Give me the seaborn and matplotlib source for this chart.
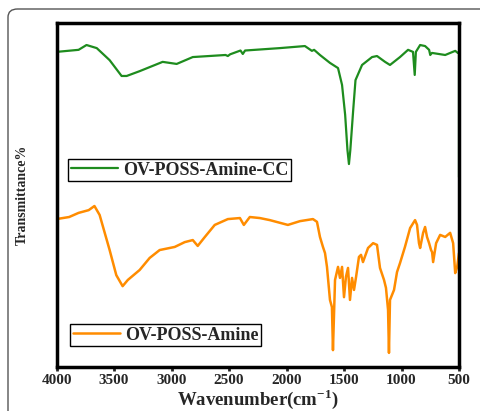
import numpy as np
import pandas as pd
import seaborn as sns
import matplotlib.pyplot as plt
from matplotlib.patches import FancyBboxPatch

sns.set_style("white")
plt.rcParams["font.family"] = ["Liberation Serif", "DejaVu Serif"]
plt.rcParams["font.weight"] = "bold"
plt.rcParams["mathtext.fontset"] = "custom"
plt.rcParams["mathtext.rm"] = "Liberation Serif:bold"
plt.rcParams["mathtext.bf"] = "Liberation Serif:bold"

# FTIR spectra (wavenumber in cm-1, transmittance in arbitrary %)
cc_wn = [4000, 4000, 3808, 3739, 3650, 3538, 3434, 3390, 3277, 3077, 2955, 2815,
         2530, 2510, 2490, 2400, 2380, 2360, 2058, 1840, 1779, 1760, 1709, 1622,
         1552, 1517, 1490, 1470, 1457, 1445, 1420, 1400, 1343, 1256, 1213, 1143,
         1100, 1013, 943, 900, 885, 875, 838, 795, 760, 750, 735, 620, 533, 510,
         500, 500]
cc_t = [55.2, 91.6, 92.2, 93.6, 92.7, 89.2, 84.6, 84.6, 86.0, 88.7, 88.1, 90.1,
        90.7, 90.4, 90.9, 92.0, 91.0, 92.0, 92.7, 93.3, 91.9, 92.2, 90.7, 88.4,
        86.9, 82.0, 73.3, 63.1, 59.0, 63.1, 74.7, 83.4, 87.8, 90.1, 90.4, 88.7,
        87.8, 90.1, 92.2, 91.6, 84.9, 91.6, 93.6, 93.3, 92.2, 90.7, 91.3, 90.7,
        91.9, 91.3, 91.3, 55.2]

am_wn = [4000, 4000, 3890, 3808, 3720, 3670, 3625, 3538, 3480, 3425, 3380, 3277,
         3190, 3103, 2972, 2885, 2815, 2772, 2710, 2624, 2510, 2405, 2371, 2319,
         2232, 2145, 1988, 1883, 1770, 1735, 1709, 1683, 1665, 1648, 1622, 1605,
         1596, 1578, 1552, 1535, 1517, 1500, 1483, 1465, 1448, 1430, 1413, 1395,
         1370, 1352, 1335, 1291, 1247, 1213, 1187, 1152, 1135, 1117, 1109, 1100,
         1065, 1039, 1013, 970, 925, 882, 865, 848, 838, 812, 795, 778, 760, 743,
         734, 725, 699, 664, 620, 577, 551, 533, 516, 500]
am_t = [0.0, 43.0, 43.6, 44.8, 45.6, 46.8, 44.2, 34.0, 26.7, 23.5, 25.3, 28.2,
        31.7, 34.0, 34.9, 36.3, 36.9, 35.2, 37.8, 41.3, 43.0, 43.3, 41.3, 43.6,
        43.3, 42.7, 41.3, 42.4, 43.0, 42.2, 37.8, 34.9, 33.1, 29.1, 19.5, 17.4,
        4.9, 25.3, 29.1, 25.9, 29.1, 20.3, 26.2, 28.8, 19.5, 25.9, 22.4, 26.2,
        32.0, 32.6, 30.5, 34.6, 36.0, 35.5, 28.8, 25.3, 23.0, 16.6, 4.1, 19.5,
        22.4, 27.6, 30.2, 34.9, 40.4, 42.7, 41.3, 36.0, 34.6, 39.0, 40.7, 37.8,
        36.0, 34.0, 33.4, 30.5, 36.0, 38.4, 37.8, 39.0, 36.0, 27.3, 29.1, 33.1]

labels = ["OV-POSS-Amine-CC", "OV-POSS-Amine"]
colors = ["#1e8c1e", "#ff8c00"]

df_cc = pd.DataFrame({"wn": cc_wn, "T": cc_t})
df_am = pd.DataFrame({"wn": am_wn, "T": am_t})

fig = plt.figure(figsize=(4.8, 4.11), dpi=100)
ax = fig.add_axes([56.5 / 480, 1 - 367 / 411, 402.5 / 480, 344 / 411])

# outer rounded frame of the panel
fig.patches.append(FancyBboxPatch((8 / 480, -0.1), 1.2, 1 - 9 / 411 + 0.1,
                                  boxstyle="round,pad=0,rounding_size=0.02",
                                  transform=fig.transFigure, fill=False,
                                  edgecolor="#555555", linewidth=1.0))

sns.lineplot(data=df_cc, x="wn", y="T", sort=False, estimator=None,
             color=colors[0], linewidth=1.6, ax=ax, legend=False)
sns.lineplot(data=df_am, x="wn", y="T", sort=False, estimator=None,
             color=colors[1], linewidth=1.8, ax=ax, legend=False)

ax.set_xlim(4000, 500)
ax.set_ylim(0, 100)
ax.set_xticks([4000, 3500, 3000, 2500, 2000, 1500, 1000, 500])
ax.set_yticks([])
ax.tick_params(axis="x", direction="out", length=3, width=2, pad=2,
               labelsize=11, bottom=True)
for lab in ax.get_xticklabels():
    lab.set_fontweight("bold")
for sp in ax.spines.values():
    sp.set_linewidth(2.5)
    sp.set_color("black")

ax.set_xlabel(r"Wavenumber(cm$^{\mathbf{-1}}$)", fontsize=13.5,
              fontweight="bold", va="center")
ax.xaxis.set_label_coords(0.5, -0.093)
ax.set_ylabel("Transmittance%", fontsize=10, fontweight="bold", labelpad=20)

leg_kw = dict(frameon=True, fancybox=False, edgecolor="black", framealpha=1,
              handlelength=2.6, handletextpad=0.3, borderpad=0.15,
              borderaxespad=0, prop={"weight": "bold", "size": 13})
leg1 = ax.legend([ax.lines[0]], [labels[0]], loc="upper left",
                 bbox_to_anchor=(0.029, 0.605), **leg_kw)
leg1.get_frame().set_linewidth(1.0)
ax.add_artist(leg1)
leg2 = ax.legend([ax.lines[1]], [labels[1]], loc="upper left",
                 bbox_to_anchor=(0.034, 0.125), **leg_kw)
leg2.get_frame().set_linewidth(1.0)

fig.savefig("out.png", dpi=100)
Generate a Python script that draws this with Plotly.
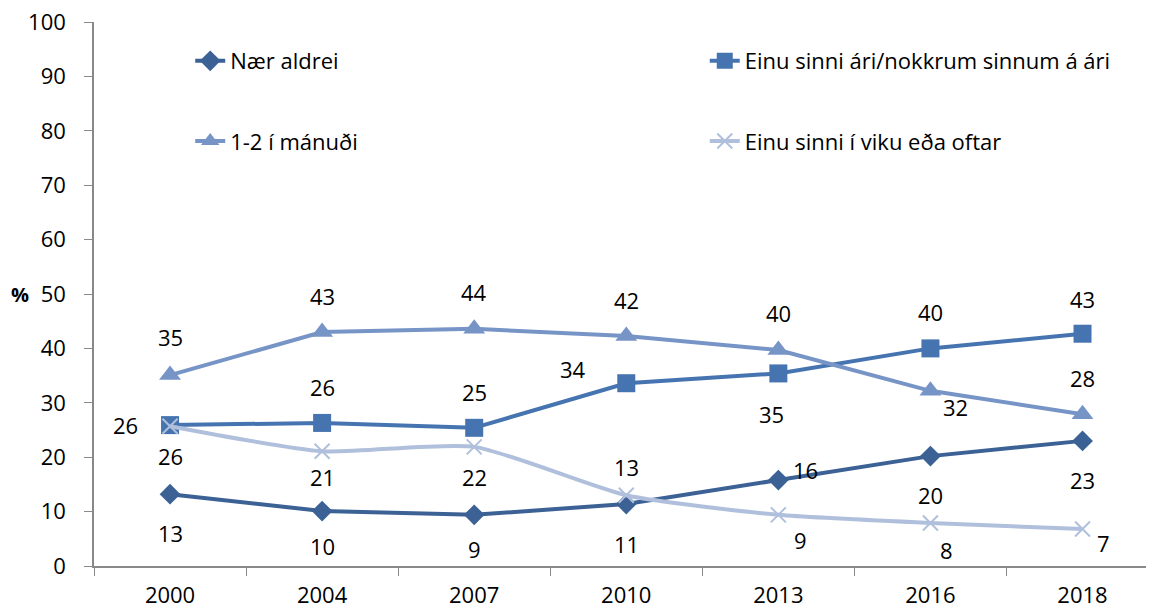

◆ TASK OBJECTIVE: Give again, word for word, every line from the top of the data above to the line holding "91.9, 91.3, 91.3, 55.2]", inclusive, with the pictures left out.

◆ SOLUTION FOR THIS EXERCISE:
Give me the seaborn and matplotlib source for this chart.
import numpy as np
import pandas as pd
import seaborn as sns
import matplotlib.pyplot as plt
from matplotlib.patches import FancyBboxPatch

sns.set_style("white")
plt.rcParams["font.family"] = ["Liberation Serif", "DejaVu Serif"]
plt.rcParams["font.weight"] = "bold"
plt.rcParams["mathtext.fontset"] = "custom"
plt.rcParams["mathtext.rm"] = "Liberation Serif:bold"
plt.rcParams["mathtext.bf"] = "Liberation Serif:bold"

# FTIR spectra (wavenumber in cm-1, transmittance in arbitrary %)
cc_wn = [4000, 4000, 3808, 3739, 3650, 3538, 3434, 3390, 3277, 3077, 2955, 2815,
         2530, 2510, 2490, 2400, 2380, 2360, 2058, 1840, 1779, 1760, 1709, 1622,
         1552, 1517, 1490, 1470, 1457, 1445, 1420, 1400, 1343, 1256, 1213, 1143,
         1100, 1013, 943, 900, 885, 875, 838, 795, 760, 750, 735, 620, 533, 510,
         500, 500]
cc_t = [55.2, 91.6, 92.2, 93.6, 92.7, 89.2, 84.6, 84.6, 86.0, 88.7, 88.1, 90.1,
        90.7, 90.4, 90.9, 92.0, 91.0, 92.0, 92.7, 93.3, 91.9, 92.2, 90.7, 88.4,
        86.9, 82.0, 73.3, 63.1, 59.0, 63.1, 74.7, 83.4, 87.8, 90.1, 90.4, 88.7,
        87.8, 90.1, 92.2, 91.6, 84.9, 91.6, 93.6, 93.3, 92.2, 90.7, 91.3, 90.7,
        91.9, 91.3, 91.3, 55.2]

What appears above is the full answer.